Business Report Economy

Chilly investment climate stymies jobs target – Ballim

Ethel Hazelhurst|Published

080212 Standard Bank’s Chief Economist, Goolam Ballim briefing the media at their offices in Johannesburg.photo by Simphiwe Mbokazi 453 080212 Standard Bank’s Chief Economist, Goolam Ballim briefing the media at their offices in Johannesburg.photo by Simphiwe Mbokazi 453

Ethel Hazelhurst

South Africa’s investment climate must improve if the government hopes to create jobs. Goolam Ballim, the Standard Bank chief economist, said at a presentation in Johannesburg yesterday: “The private sector is the dominant employment creator and the private sector will invest when it feels far more secure about the investment climate.”

He said bluntly: “The quality of political narrative needs to improve.”

And he called for more policy certainty – “everything but what we have seen, for example, in the mining sector”.

Policy uncertainty and radical statements on the restructuring of the mining industry has seen the sector decline over the past 10 years, in a period of booming commodity prices.
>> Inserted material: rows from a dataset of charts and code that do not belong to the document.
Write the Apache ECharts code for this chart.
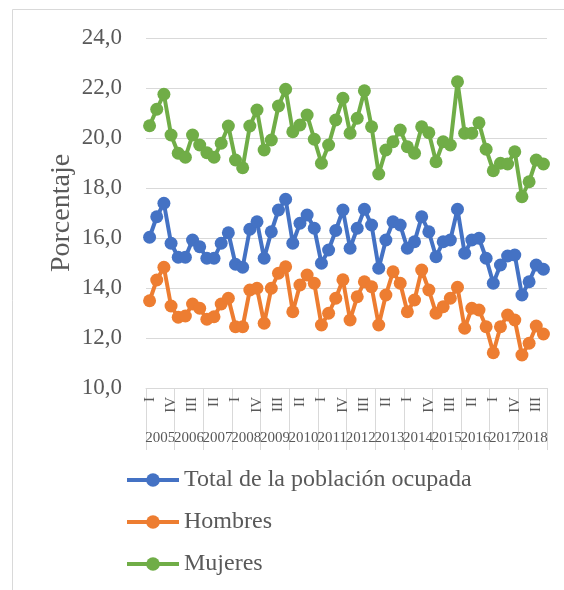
<!DOCTYPE html>
<html>
<head>
<meta charset="utf-8">
<script src="https://cdn.jsdelivr.net/npm/echarts@6/dist/echarts.min.js"></script>
<style>
  html, body { margin: 0; padding: 0; background: #ffffff; }
  #chart { width: 564px; height: 590px; }
</style>
</head>
<body>
<div id="chart"></div>
<script>
// Quarterly occupation rates, 2005 I – 2018 IV
const years = ['2005','2006','2007','2008','2009','2010','2011','2012','2013','2014','2015','2016','2017','2018'];
const quarterNames = ['I','II','III','IV'];

const total = [
  16.03, 16.85, 17.39, 15.79, 15.23, 15.23, 15.92, 15.65, 15.19, 15.19,
  15.79, 16.21, 14.95, 14.83, 16.35, 16.65, 15.19, 16.25, 17.12, 17.55,
  15.79, 16.59, 16.92, 16.39, 14.99, 15.52, 16.30, 17.12, 15.59, 16.39,
  17.15, 16.52, 14.79, 15.92, 16.65, 16.52, 15.59, 15.85, 16.85, 16.25,
  15.25, 15.85, 15.92, 17.15, 15.39, 15.92, 15.99, 15.19, 14.19, 14.92,
  15.28, 15.32, 13.72, 14.25, 14.92, 14.75
];
const hombres = [
  13.49, 14.32, 14.83, 13.28, 12.83, 12.88, 13.36, 13.19, 12.75, 12.85,
  13.36, 13.59, 12.45, 12.45, 13.92, 13.99, 12.59, 13.99, 14.59, 14.85,
  13.05, 14.12, 14.52, 14.19, 12.52, 12.99, 13.59, 14.33, 12.72, 13.65,
  14.25, 14.05, 12.52, 13.72, 14.65, 14.19, 13.05, 13.52, 14.72, 13.92,
  12.99, 13.25, 13.59, 14.03, 12.39, 13.19, 13.12, 12.45, 11.41, 12.45,
  12.92, 12.72, 11.32, 11.79, 12.48, 12.16
];
const mujeres = [
  20.49, 21.15, 21.75, 20.12, 19.39, 19.23, 20.12, 19.72, 19.41, 19.23,
  19.79, 20.48, 19.12, 18.81, 20.48, 21.12, 19.52, 19.92, 21.28, 21.95,
  20.25, 20.52, 20.92, 19.95, 18.99, 19.72, 20.72, 21.59, 20.19, 20.79,
  21.89, 20.45, 18.56, 19.52, 19.85, 20.32, 19.65, 19.39, 20.45, 20.21,
  19.05, 19.85, 19.72, 22.25, 20.19, 20.19, 20.61, 19.55, 18.69, 18.99,
  18.96, 19.45, 17.65, 18.25, 19.12, 18.96
];

const quarters = [];
years.forEach(function (y) { quarterNames.forEach(function (q) { quarters.push(q); }); });

const serif = '"Liberation Serif", "DejaVu Serif", serif';
const textColor = '#595959';
const gridColor = '#d9d9d9';

function lineSeries(name, data, color) {
  return {
    name: name,
    type: 'line',
    data: data,
    xAxisIndex: 0,
    symbol: 'circle',
    symbolSize: 13,
    showAllSymbol: true,
    lineStyle: { width: 4, color: color },
    itemStyle: { color: color },
    emphasis: { disabled: true },
    animation: false
  };
}

const chart = echarts.init(document.getElementById('chart'), null, { renderer: 'canvas' });
chart.setOption({
  backgroundColor: '#ffffff',
  animation: false,
  graphic: [{
    type: 'rect',
    shape: { x: 12.5, y: 9.5, width: 600, height: 640 },
    style: { fill: 'none', stroke: '#d9d9d9', lineWidth: 1 },
    silent: true
  }],
  grid: { left: 146, right: 17, top: 38, bottom: 202 },
  legend: {
    orient: 'vertical',
    left: 120,
    top: 463,
    itemWidth: 52,
    itemHeight: 17,
    itemGap: 18,
    lineStyle: { width: 4 },
    textStyle: { fontFamily: serif, fontSize: 24, color: textColor },
    data: ['Total de la población ocupada', 'Hombres', 'Mujeres']
  },
  xAxis: [{
    type: 'category',
    data: quarters,
    position: 'bottom',
    boundaryGap: true,
    axisLine: { show: true, lineStyle: { color: gridColor, width: 1 } },
    axisTick: { show: false },
    axisLabel: {
      interval: 2,
      rotate: 90,
      margin: 9,
      fontFamily: serif,
      fontSize: 15,
      color: textColor
    }
  }, {
    type: 'category',
    data: years,
    position: 'bottom',
    boundaryGap: true,
    axisLine: { show: false },
    axisTick: { show: true, length: 62, lineStyle: { color: gridColor, width: 1 } },
    axisLabel: {
      interval: 0,
      margin: 43,
      fontFamily: serif,
      fontSize: 15,
      color: textColor
    }
  }],
  yAxis: {
    type: 'value',
    min: 10,
    max: 24,
    interval: 2,
    name: 'Porcentaje',
    nameLocation: 'middle',
    nameGap: 70,
    nameMoveOverlap: false,
    nameTextStyle: { fontFamily: serif, fontSize: 28, color: textColor },
    axisLine: { show: false },
    axisTick: { show: false },
    splitLine: { lineStyle: { color: gridColor, width: 1 } },
    axisLabel: {
      margin: 24,
      fontFamily: serif,
      fontSize: 23,
      color: textColor,
      formatter: function (v) { return v.toFixed(1).replace('.', ','); }
    }
  },
  series: [
    lineSeries('Total de la población ocupada', total, '#4472C4'),
    lineSeries('Hombres', hombres, '#ED7D31'),
    lineSeries('Mujeres', mujeres, '#70AD47')
  ]
});
</script>
</body>
</html>
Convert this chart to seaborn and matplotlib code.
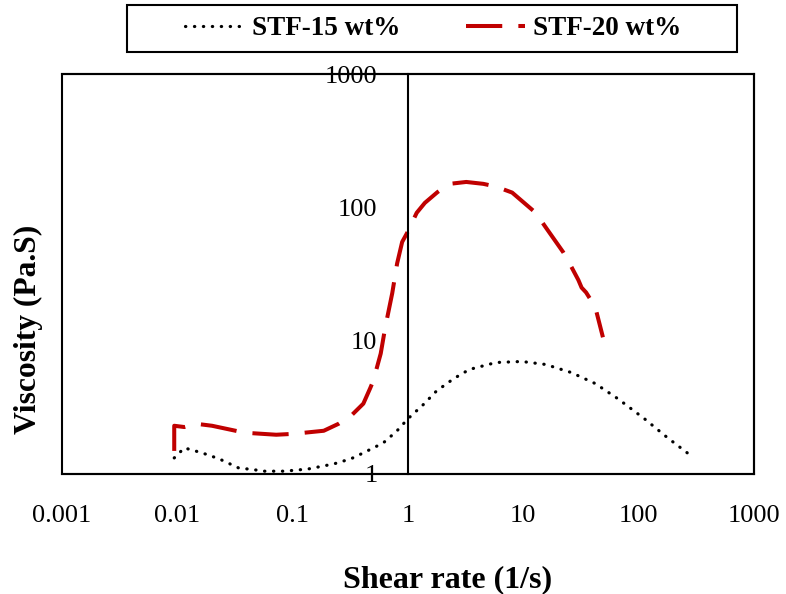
import matplotlib
matplotlib.use("Agg")
import matplotlib.pyplot as plt
from matplotlib.patches import Rectangle
from matplotlib.lines import Line2D
from matplotlib.ticker import FixedLocator, FixedFormatter, NullLocator
import seaborn as sns
import pandas as pd

# Shear rate (1/s) and viscosity (Pa.s) for the two suspensions
shear_15 = [0.0094, 0.0115, 0.0164, 0.023, 0.034, 0.045, 0.057, 0.085, 0.136,
            0.227, 0.32, 0.41, 0.61, 0.8, 1.0, 1.35, 1.77, 2.5, 3.4, 5.8, 9.7,
            15.6, 26, 42, 66, 112, 178, 264]
visc_15 = [1.32, 1.57, 1.44, 1.30, 1.11, 1.08, 1.05, 1.05, 1.09,
           1.19, 1.3, 1.44, 1.71, 2.1, 2.6, 3.3, 4.2, 5.2, 6.08, 6.86, 6.98,
           6.63, 5.77, 4.77, 3.67, 2.6, 1.87, 1.44]

shear_20 = [0.0094, 0.0094, 0.0115, 0.0146, 0.02, 0.0384, 0.072, 0.101, 0.186,
            0.25, 0.33, 0.41, 0.47, 0.50, 0.58, 0.635, 0.73, 0.805, 0.89, 0.98,
            1.19, 1.40, 1.8, 2.29, 3.2, 4.5, 5.8, 8.0, 12.8, 15.6, 22.2, 26, 30,
            32, 35, 42, 49]
visc_20 = [1.49, 2.30, 2.25, 2.38, 2.30, 2.04, 1.97, 2.0, 2.11,
           2.38, 2.8, 3.37, 4.4, 5.0, 8.0, 12.6, 22.7, 38, 55, 64,
           91, 108, 130, 150, 155, 150, 143, 129, 91, 71, 46, 36, 28.5,
           25, 23, 17.9, 10.6]

series_names = ["STF-15 wt%", "STF-20 wt%"]
x_ticks = [0.001, 0.01, 0.1, 1, 10, 100, 1000]
x_tick_labels = ["0.001", "0.01", "0.1", "1", "10", "100", "1000"]
y_ticks = [1, 10, 100, 1000]
y_tick_labels = ["1", "10", "100", "1000"]

df15 = pd.DataFrame({"shear": shear_15, "visc": visc_15})
df20 = pd.DataFrame({"shear": shear_20, "visc": visc_20})

sns.set_theme(style="white")
plt.rcParams["font.family"] = ["Liberation Serif", "DejaVu Serif"]
plt.rcParams["text.color"] = "black"
plt.rcParams["axes.labelcolor"] = "black"
plt.rcParams["xtick.color"] = "black"
plt.rcParams["ytick.color"] = "black"

fig = plt.figure(figsize=(7.86, 5.94), dpi=100)
ax = fig.add_axes([62 / 786, 1 - 474 / 594, (754 - 62) / 786, (474 - 74) / 594])

dot_style = (0, (0.1, 2.7))
dash_style = (0, (9.0, 4.0))
red = "#C00000"

sns.lineplot(data=df15, x="shear", y="visc", ax=ax, estimator=None, sort=False,
             color="black", linewidth=2.3, linestyle=dot_style,
             dash_capstyle="round")
sns.lineplot(data=df20, x="shear", y="visc", ax=ax, estimator=None, sort=False,
             color=red, linewidth=2.9, linestyle=dash_style,
             dash_capstyle="butt")

ax.set_xscale("log")
ax.set_yscale("log")
ax.set_xlim(0.001, 1000)
ax.set_ylim(1, 1000)

ax.xaxis.set_major_locator(FixedLocator(x_ticks))
ax.xaxis.set_major_formatter(FixedFormatter(x_tick_labels))
ax.yaxis.set_major_locator(FixedLocator(y_ticks))
ax.yaxis.set_major_formatter(FixedFormatter(y_tick_labels))
ax.xaxis.set_minor_locator(NullLocator())
ax.yaxis.set_minor_locator(NullLocator())

ax.tick_params(axis="x", length=0, pad=22, labelsize=19, colors="black")
ax.tick_params(axis="y", length=0, pad=22, labelsize=19, colors="black")
ax.set_xlabel("")
ax.set_ylabel("")

# vertical axis crosses the horizontal axis at shear rate = 1
for side in ["top", "right", "bottom"]:
    ax.spines[side].set_visible(True)
    ax.spines[side].set_color("black")
    ax.spines[side].set_linewidth(1.5)
ax.spines["left"].set_position(("data", 1))
ax.spines["left"].set_color("black")
ax.spines["left"].set_linewidth(1.5)
ax.add_patch(Rectangle((0, 0), 1, 1, transform=ax.transAxes, fill=False,
                       edgecolor="black", linewidth=1.5, clip_on=False, zorder=5))

fig.text(448 / 786, 1 - 580 / 594, "Shear rate (1/s)", ha="center", va="center",
         fontsize=23, fontweight="bold", color="black")
fig.text(28 / 786, 1 - 329 / 594, "Viscosity (Pa.S)", ha="center", va="center",
         rotation=90, fontsize=22.7, fontweight="bold", color="black")

# legend in a framed box above the plot
fig.patches.append(Rectangle((127 / 786, 1 - 52 / 594), (737 - 127) / 786, 47 / 594,
                             transform=fig.transFigure, fill=False,
                             edgecolor="black", linewidth=1.5))
handles = [
    Line2D([], [], color="black", linewidth=2.3, linestyle=dot_style,
           dash_capstyle="round"),
    Line2D([], [], color=red, linewidth=2.9, linestyle=dash_style),
]
leg = fig.legend(handles, series_names, loc="center",
                 bbox_to_anchor=(433 / 786, 1 - 28.5 / 594), ncol=2,
                 frameon=False, handlelength=2.2, handletextpad=0.28,
                 columnspacing=2.4, prop={"size": 19.5, "weight": "bold"})
for t in leg.get_texts():
    t.set_color("black")

fig.savefig("out.png", dpi=100)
Ballim said slow economic growth in the years ahead would prove a challenge to the target set by Economic Development Minister Ebrahim Patel, of creating 5 million jobs by 2020. South Africa’s jobless rate of just under 24 percent is among the highest in the world.

Ballim said the hopes of achieving the jobs target had been dealt “a substantial blow” both by offshore and domestic developments.

“Every day, week or month delay in creating jobs compounds the difficulty of reaching the target. The later we are out of the blocks the lower the chance of achieving our aims.”

Only 365 000 more people were employed last year – well short of the 500 000 a year needed to achieve the target. And Ballim said this year could bring jobless growth.

On investment by the government itself, Ballim said: “Government needs to return to the period 30 years ago, when 50c of every R1 of investment in the economy came from the public sector. This drifted to a low point of about 30c in the early 1990s.”

The government currently is responsible for only about 32c of every rand spent on investment. The ratio of total fixed capital formation to gross domestic product (GDP) is under 20 percent. And savings to GDP is about 16 percent. Both are well below the 25 percent or more seen in high growth economies.

“The seriousness of the situation must not be lost on the state,” Ballim said.

He stressed that the multiplier effect of public sector investment was higher than that of the private sector.

He highlighted the importance of “rail and transportation logistics infrastructure”.

Ballim warned that the days when the South African economy grew an annual average 5 percent would not return. The growth trend in place between 2004 and 2007 was disrupted by the global recession of 2008/09, which pushed South Africa into three quarters of contraction.

Like the rest of the world, the country is struggling to remain in positive growth territory against a threatening global backdrop.

This year the economy will grow only 2.8 percent and, even when the cycle turns, the economy will remain trapped in a low growth zone of below 4 percent, according to Ballim, largely due to low levels of investment in the country.